**PROBLEM**
Give every line again exactly as it appears, please, but not the pictures.
─── SOURCE DATA
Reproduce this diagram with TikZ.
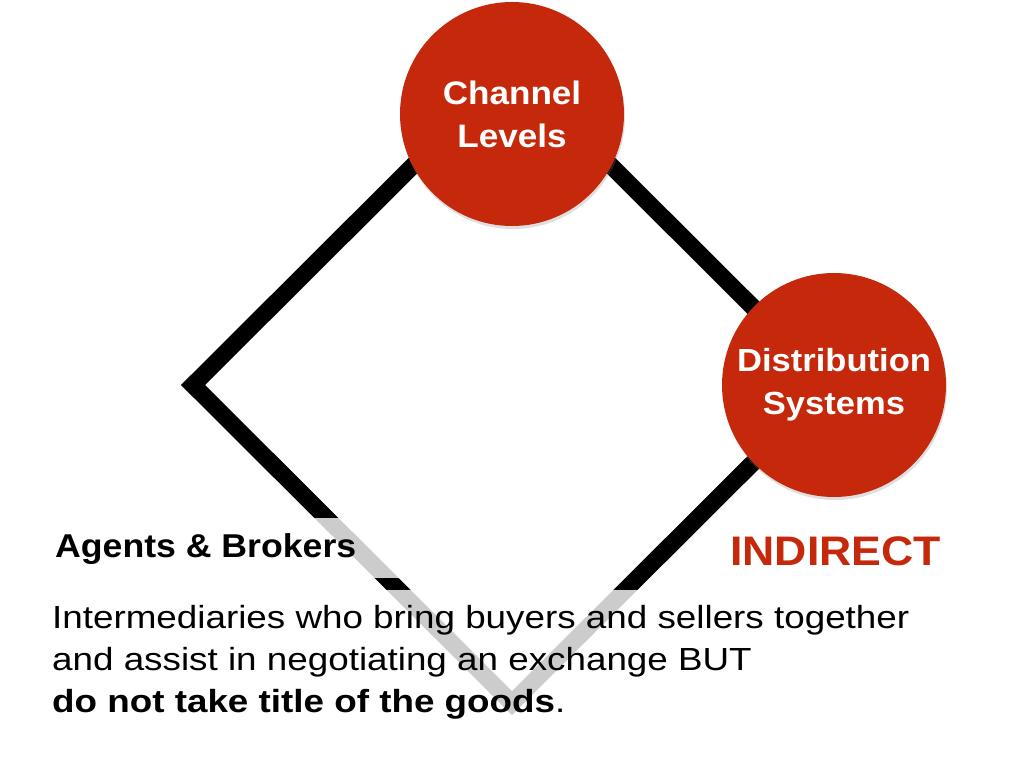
\documentclass[tikz,border=0pt]{standalone}
\usepackage{fontspec}
\setmainfont{Liberation Sans}
\newfontfamily\widesans{Liberation Sans}[FakeStretch=1.08]
\newfontfamily\parasans{Liberation Sans}[FakeStretch=1.15]
\usetikzlibrary{shadows}
\definecolor{brickred}{HTML}{C5280B}
\tikzset{
  bubble/.style={circle, fill=brickred, minimum size=224pt, inner sep=0pt,
    text=white, align=center, font=\widesans\bfseries\fontsize{32.5}{43}\selectfont,
    drop shadow={opacity=0.25, shadow xshift=1pt, shadow yshift=-3pt}},
  frame/.style={line width=17pt, line join=miter, draw=black},
  veil/.style={fill=white, fill opacity=0.8, draw=none},
  para/.style={anchor=base west, inner sep=0pt, font=\parasans\fontsize{32}{42}\selectfont},
}
\begin{document}
\begin{tikzpicture}[x=1pt,y=-1pt]
\useasboundingbox (0,0) rectangle (1024,768);
% diamond
\coordinate (dt) at (512,67);
\coordinate (dl) at (193,385);
\coordinate (db) at (512,703);
\coordinate (dr) at (831,385);
\draw[frame] (dt) -- (dl) -- (db) -- (dr) -- cycle;
% circles
\node[bubble] (cl) at (512,114) {Channel\\Levels};
\node[bubble, font=\widesans\bfseries\fontsize{32}{43}\selectfont] (ds) at (834,385) {Distribution\\Systems};
% translucent panels behind texts
\fill[veil] (45,518) rectangle (432,578);
\fill[veil] (45,590) rectangle (915,738);
% texts
\node[anchor=base west, inner sep=0pt, font=\widesans\bfseries\fontsize{33}{36}\selectfont] (ab) at (55,557) {Agents \& Brokers};
\node[anchor=base west, inner sep=0pt, text=brickred, font=\widesans\bfseries\fontsize{41.3}{48}\selectfont] (ind) at (730,565) {INDIRECT};
\node[para] (p1) at (52,628) {Intermediaries who bring buyers and sellers together};
\node[para] (p2) at (52,670) {and assist in negotiating an exchange BUT};
\node[para] (p3) at (52,712) {{\bfseries do not take title of the goods}.};
\end{tikzpicture}
\end{document}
──────
**CORRECT RESPONSE**
Reproduce this diagram with TikZ.
\documentclass[tikz,border=0pt]{standalone}
\usepackage{fontspec}
\setmainfont{Liberation Sans}
\newfontfamily\widesans{Liberation Sans}[FakeStretch=1.08]
\newfontfamily\parasans{Liberation Sans}[FakeStretch=1.15]
\usetikzlibrary{shadows}
\definecolor{brickred}{HTML}{C5280B}
\tikzset{
  bubble/.style={circle, fill=brickred, minimum size=224pt, inner sep=0pt,
    text=white, align=center, font=\widesans\bfseries\fontsize{32.5}{43}\selectfont,
    drop shadow={opacity=0.25, shadow xshift=1pt, shadow yshift=-3pt}},
  frame/.style={line width=17pt, line join=miter, draw=black},
  veil/.style={fill=white, fill opacity=0.8, draw=none},
  para/.style={anchor=base west, inner sep=0pt, font=\parasans\fontsize{32}{42}\selectfont},
}
\begin{document}
\begin{tikzpicture}[x=1pt,y=-1pt]
\useasboundingbox (0,0) rectangle (1024,768);
% diamond
\coordinate (dt) at (512,67);
\coordinate (dl) at (193,385);
\coordinate (db) at (512,703);
\coordinate (dr) at (831,385);
\draw[frame] (dt) -- (dl) -- (db) -- (dr) -- cycle;
% circles
\node[bubble] (cl) at (512,114) {Channel\\Levels};
\node[bubble, font=\widesans\bfseries\fontsize{32}{43}\selectfont] (ds) at (834,385) {Distribution\\Systems};
% translucent panels behind texts
\fill[veil] (45,518) rectangle (432,578);
\fill[veil] (45,590) rectangle (915,738);
% texts
\node[anchor=base west, inner sep=0pt, font=\widesans\bfseries\fontsize{33}{36}\selectfont] (ab) at (55,557) {Agents \& Brokers};
\node[anchor=base west, inner sep=0pt, text=brickred, font=\widesans\bfseries\fontsize{41.3}{48}\selectfont] (ind) at (730,565) {INDIRECT};
\node[para] (p1) at (52,628) {Intermediaries who bring buyers and sellers together};
\node[para] (p2) at (52,670) {and assist in negotiating an exchange BUT};
\node[para] (p3) at (52,712) {{\bfseries do not take title of the goods}.};
\end{tikzpicture}
\end{document}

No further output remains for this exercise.